■ **PROBLEM DETAILS**: From the first line of the data below through the line holding "(br) (d) -- (bl);", output each line exactly and leave the pictures out.

______

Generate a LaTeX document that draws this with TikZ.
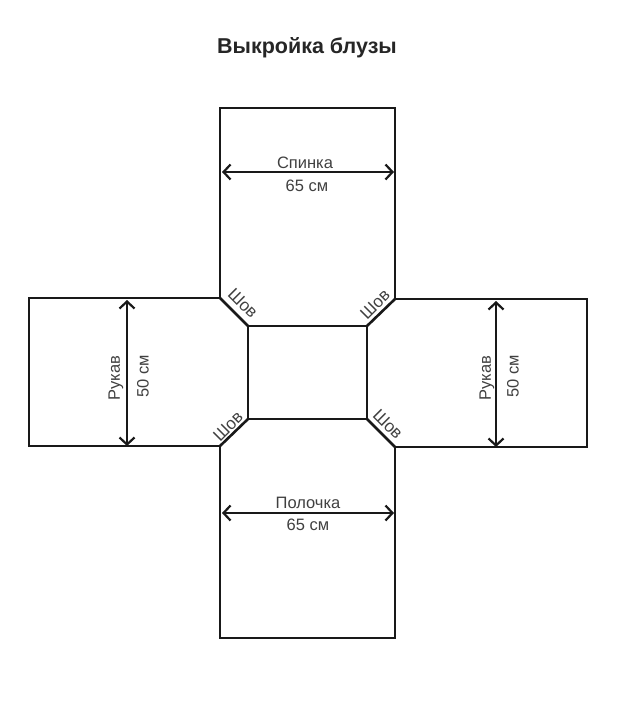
\documentclass[tikz,border=0pt]{standalone}
\usepackage{fontspec}
\setmainfont{Liberation Sans}
\usetikzlibrary{arrows.meta}

\tikzset{
  outline/.style = {line width=2.6pt, draw=black!90},
  dimline/.style = {line width=2.6pt, draw=black!90, {Straight Barb[length=7pt,width=15pt,line width=2.2pt]}-{Straight Barb[length=7pt,width=15pt,line width=2.2pt]}},
  lbl/.style = {font=\fontsize{16.5}{19}\selectfont, text=black!75, inner sep=0pt},
  seam/.style = {font=\fontsize{17}{19}\selectfont, text=black!75, inner sep=0pt},
}

\begin{document}
\begin{tikzpicture}[x=1pt, y=-1pt]
  \useasboundingbox (0,0) rectangle (620,701);

  \node[font=\fontsize{21.5}{24}\selectfont\bfseries, text=black!85, inner sep=0pt] (title) at (307,48) {Выкройка блузы};

  % corners of the middle
  \coordinate (a) at (248,326);
  \coordinate (b) at (367,326);
  \coordinate (c) at (367,419);
  \coordinate (d) at (248,419);

  \coordinate (tl) at (220,298);
  \coordinate (tr) at (395,299);
  \coordinate (br) at (395,447);
  \coordinate (bl) at (220,446);

  \draw[outline] (a) -- (b) -- (c) -- (d) -- cycle;
  \draw[outline] (a) -- (tl) (b) -- (tr) (c) -- (br) (d) -- (bl);

  % back, front, sleeves
  \draw[outline] (tl) -- (220,108) -- (395,108) -- (tr);
  \draw[outline] (bl) -- (220,638) -- (395,638) -- (br);
  \draw[outline] (tl) -- (29,298) -- (29,446) -- (bl);
  \draw[outline] (tr) -- (587,299) -- (587,447) -- (br);

  \draw[dimline] (222,172) -- (394,172);
  \draw[dimline] (222,513) -- (394,513);
  \draw[dimline] (127,300) -- (127,446);
  \draw[dimline] (496,301) -- (496,447);

  \node[lbl] (back) at (305,163) {Спинка};
  \node[lbl] (backw) at (307,186) {65 см};
  \node[lbl] (front) at (308,503) {Полочка};
  \node[lbl] (frontw) at (308,525) {65 см};

  \node[lbl, rotate=90] (left) at (116,378) {Рукав};
  \node[lbl, rotate=90] (leftw) at (143,376) {50 см};
  \node[lbl, rotate=90] (right) at (487,378) {Рукав};
  \node[lbl, rotate=90] (rightw) at (513,376) {50 см};

  \node[seam, rotate=-45] (s1) at (243,303) {Шов};
  \node[seam, rotate=45] (s2) at (375,304) {Шов};
  \node[seam, rotate=45] (s3) at (228,426) {Шов};
  \node[seam, rotate=-45] (s4) at (388,424) {Шов};
\end{tikzpicture}
\end{document}
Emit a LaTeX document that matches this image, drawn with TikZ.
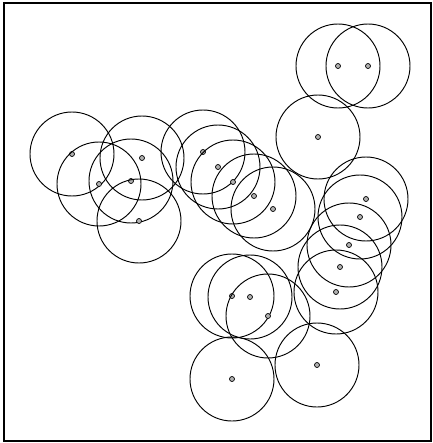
\documentclass[tikz,border=0pt]{standalone}
\usepackage{tikz}
\begin{document}
\begin{tikzpicture}[
    x=0.03cm, y=-0.03cm,
    site/.style={
        circle, draw, line width=0.6pt,
        fill=gray!60, inner sep=0pt, minimum size=0.15cm
    },
    reach/.style={
        circle, draw, line width=0.8pt,
        inner sep=0pt, minimum size=2.52cm
    },
    frame/.style={draw, line width=1.4pt},
]
\useasboundingbox (0,0) rectangle (433,443);
\draw[frame] (4,3) rectangle (431,441);

% ── Left group ────────────────────────────
\node[site] (s1) at (72,154) {};   \node[reach] (r1) at (s1) {};
\node[site] (s2) at (99,184) {};   \node[reach] (r2) at (s2) {};
\node[site] (s3) at (131,181) {};  \node[reach] (r3) at (s3) {};
\node[site] (s4) at (142,158) {};  \node[reach] (r4) at (s4) {};
\node[site] (s5) at (139,221) {};  \node[reach] (r5) at (s5) {};

% ── Middle chain ────────────────────────────
\node[site] (s6) at (203,152) {};  \node[reach] (r6) at (s6) {};
\node[site] (s7) at (218,167) {};  \node[reach] (r7) at (s7) {};
\node[site] (s8) at (233,182) {};  \node[reach] (r8) at (s8) {};
\node[site] (s9) at (254,196) {};  \node[reach] (r9) at (s9) {};
\node[site] (s10) at (273,209) {}; \node[reach] (r10) at (s10) {};

% ── Top right ────────────────────────────
\node[site] (s11) at (338,66) {};  \node[reach] (r11) at (s11) {};
\node[site] (s12) at (368,66) {};  \node[reach] (r12) at (s12) {};
\node[site] (s13) at (318,137) {}; \node[reach] (r13) at (s13) {};

% ── Right column ────────────────────────────
\node[site] (s14) at (366,199) {}; \node[reach] (r14) at (s14) {};
\node[site] (s15) at (360,217) {}; \node[reach] (r15) at (s15) {};
\node[site] (s16) at (349,245) {}; \node[reach] (r16) at (s16) {};
\node[site] (s17) at (340,267) {}; \node[reach] (r17) at (s17) {};
\node[site] (s18) at (336,292) {}; \node[reach] (r18) at (s18) {};

% ── Bottom group ────────────────────────────
\node[site] (s19) at (232,296) {}; \node[reach] (r19) at (s19) {};
\node[site] (s20) at (250,297) {}; \node[reach] (r20) at (s20) {};
\node[site] (s21) at (268,316) {}; \node[reach] (r21) at (s21) {};
\node[site] (s22) at (232,379) {}; \node[reach] (r22) at (s22) {};
\node[site] (s23) at (317,365) {}; \node[reach] (r23) at (s23) {};

\end{tikzpicture}
\end{document}
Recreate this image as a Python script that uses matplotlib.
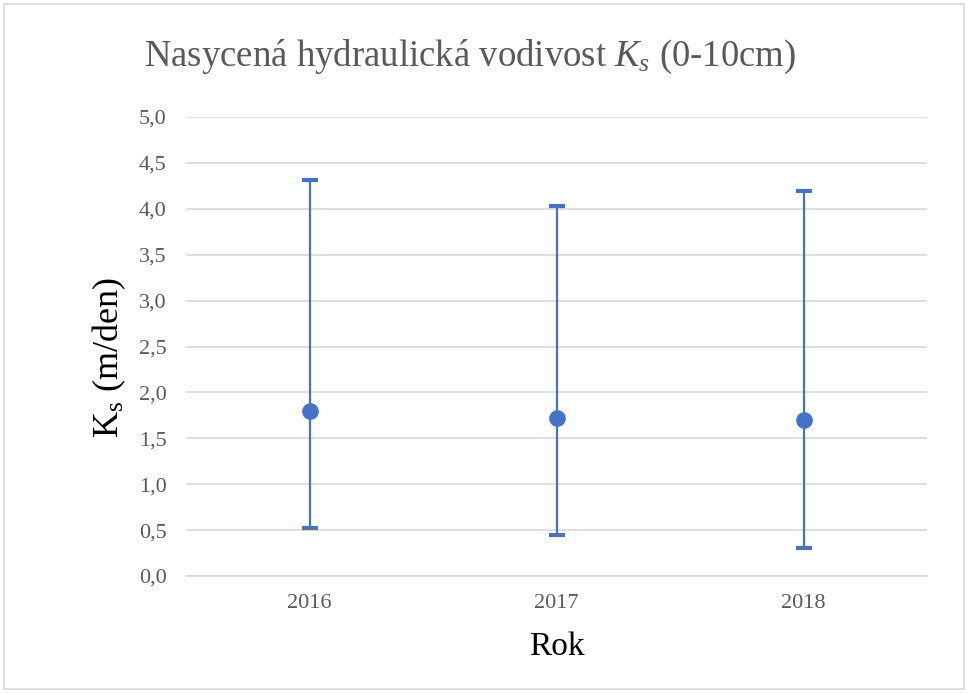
import matplotlib
matplotlib.use("Agg")
import matplotlib.pyplot as plt
from matplotlib.patches import Rectangle

years = ["2016", "2017", "2018"]
mean_vals = [1.80, 1.72, 1.70]
max_vals = [4.31, 4.03, 4.19]
min_vals = [0.52, 0.45, 0.31]
y_ticks = [0.0, 0.5, 1.0, 1.5, 2.0, 2.5, 3.0, 3.5, 4.0, 4.5, 5.0]
y_tick_labels = ["0,0", "0,5", "1,0", "1,5", "2,0", "2,5", "3,0", "3,5", "4,0", "4,5", "5,0"]

plt.rcParams['font.family'] = ['Liberation Serif', 'DejaVu Serif']
plt.rcParams['mathtext.fontset'] = 'custom'
plt.rcParams['mathtext.rm'] = 'Liberation Serif'
plt.rcParams['mathtext.it'] = 'Liberation Serif:italic'

blue = '#4472C4'
grid_c = '#D9D9D9'
txt_c = '#595959'

fig = plt.figure(figsize=(9.68, 6.93), dpi=100)
ax = fig.add_axes([186/968, 1-576/693, (927-186)/968, (576-117)/693])

x = list(range(len(years)))
lower = [m - lo for m, lo in zip(mean_vals, min_vals)]
upper = [hi - m for m, hi in zip(mean_vals, max_vals)]
ax.errorbar(x, mean_vals, yerr=[lower, upper], fmt='o', color=blue, ecolor=blue,
            elinewidth=1.6, capsize=5.5, capthick=3, markersize=11, zorder=3)
ax.plot(x, min_vals, linestyle='none', marker='_', color='#C55A11', markersize=8,
        markeredgewidth=0.7, zorder=4, alpha=0.55)

ax.set_xlim(-0.5, 2.5)
ax.set_ylim(0, 5.0)
ax.set_xticks(x)
ax.set_xticklabels(years)
ax.set_yticks(y_ticks)
ax.set_yticklabels(y_tick_labels)
ax.tick_params(axis='both', length=0, labelsize=16, labelcolor=txt_c)
ax.tick_params(axis='y', pad=14)
ax.tick_params(axis='x', pad=13)
ax.grid(axis='y', color=grid_c, linewidth=1.2, zorder=0)
ax.set_axisbelow(True)
for s in ['top', 'right', 'left']:
    ax.spines[s].set_visible(False)
ax.spines['bottom'].set_color(grid_c)
ax.spines['bottom'].set_linewidth(1.2)

ax.set_xlabel("Rok", fontsize=24, color='black', labelpad=13)
ax.set_ylabel(r"K$_\mathrm{s}$ (m/den)", fontsize=26, color='black')
ax.yaxis.set_label_coords(-0.078, 0.475)

fig.text(470/968, 1-57/693, r"Nasycená hydraulická vodivost $K_s$ (0-10cm)",
         fontsize=26.5, color=txt_c, ha='center', va='center')

fig.patches.append(Rectangle((4/968, 4/693), 1-8/968, 1-8/693, transform=fig.transFigure,
                             fill=False, edgecolor=grid_c, linewidth=1.2))

fig.savefig("out.png", dpi=100)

______

■ **COMPLETED TASK**:
Generate a LaTeX document that draws this with TikZ.
\documentclass[tikz,border=0pt]{standalone}
\usepackage{fontspec}
\setmainfont{Liberation Sans}
\usetikzlibrary{arrows.meta}

\tikzset{
  outline/.style = {line width=2.6pt, draw=black!90},
  dimline/.style = {line width=2.6pt, draw=black!90, {Straight Barb[length=7pt,width=15pt,line width=2.2pt]}-{Straight Barb[length=7pt,width=15pt,line width=2.2pt]}},
  lbl/.style = {font=\fontsize{16.5}{19}\selectfont, text=black!75, inner sep=0pt},
  seam/.style = {font=\fontsize{17}{19}\selectfont, text=black!75, inner sep=0pt},
}

\begin{document}
\begin{tikzpicture}[x=1pt, y=-1pt]
  \useasboundingbox (0,0) rectangle (620,701);

  \node[font=\fontsize{21.5}{24}\selectfont\bfseries, text=black!85, inner sep=0pt] (title) at (307,48) {Выкройка блузы};

  % corners of the middle
  \coordinate (a) at (248,326);
  \coordinate (b) at (367,326);
  \coordinate (c) at (367,419);
  \coordinate (d) at (248,419);

  \coordinate (tl) at (220,298);
  \coordinate (tr) at (395,299);
  \coordinate (br) at (395,447);
  \coordinate (bl) at (220,446);

  \draw[outline] (a) -- (b) -- (c) -- (d) -- cycle;
  \draw[outline] (a) -- (tl) (b) -- (tr) (c) -- (br) (d) -- (bl);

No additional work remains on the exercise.